Snatcher has also continued on to be a fan favorite and most recently, fellow developer Suda51 wrote up a radio drama based on the game and its characters that have been translated with subtitles for everyone to enjoy. If you’re curious about Snatcher, it’s a good place to start and get a taste of what it’s like.
I also wish that the game did a lot better sales-wise in the United States, or that it would finally come out as a downloadable on a service like PSN or XBL for more people to enjoy it. As a small piece of Hideo Kojima’s development history, it’s a fascinating look at where he’s been and an eye opening preview of his ongoing attention to narrative details. As much as I like his work with MGS, I’d love to see him flex the same mental muscles and play with the same director’s eye that he had used for games like this one if only because it would be something different. And it might even as awesome than anything else he might have done.
The ad below was clever, though typical of Konami’s marketing in leaning a lot more on wowing their audiences with multi-page spreads and colorful show pieces. A few small shots of Snatcher don’t really do the game much justice and I’d even hazard a guess that players probably still didn’t know what to make of it, further contributing to its low sales.
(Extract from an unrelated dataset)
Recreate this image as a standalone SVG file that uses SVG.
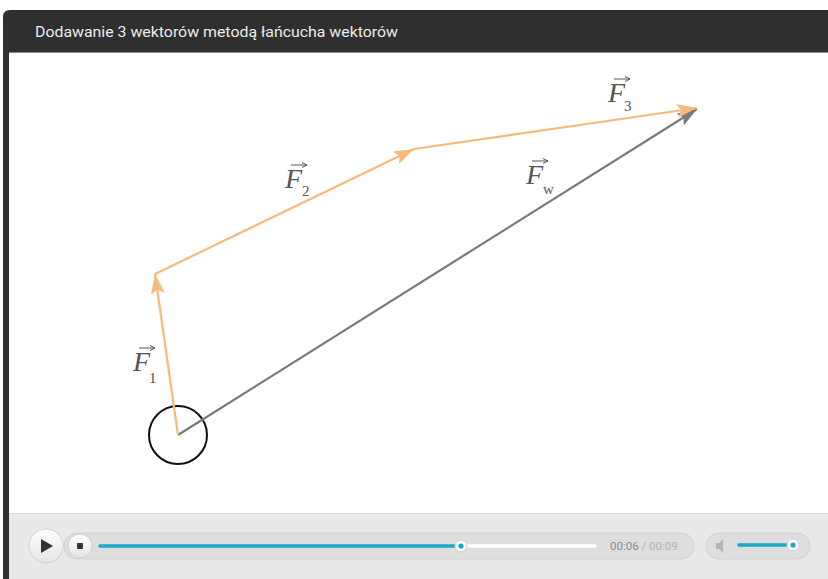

Hideo Kojima also wasn’t as well known, or as huge a game dev celebrity that he is today in the West, nearly twenty years ago in the early ’90s. The successes of MGS or Zone of the Enders haven’t yet come around to make him a household name among gamers.
Still, nice ad. Hopefully one of these days, there’ll be one for a downloadable version of the game. Or one for a “Hideo Kojima Best Of” collection featuring Snatcher and Policenauts. It can happen, right?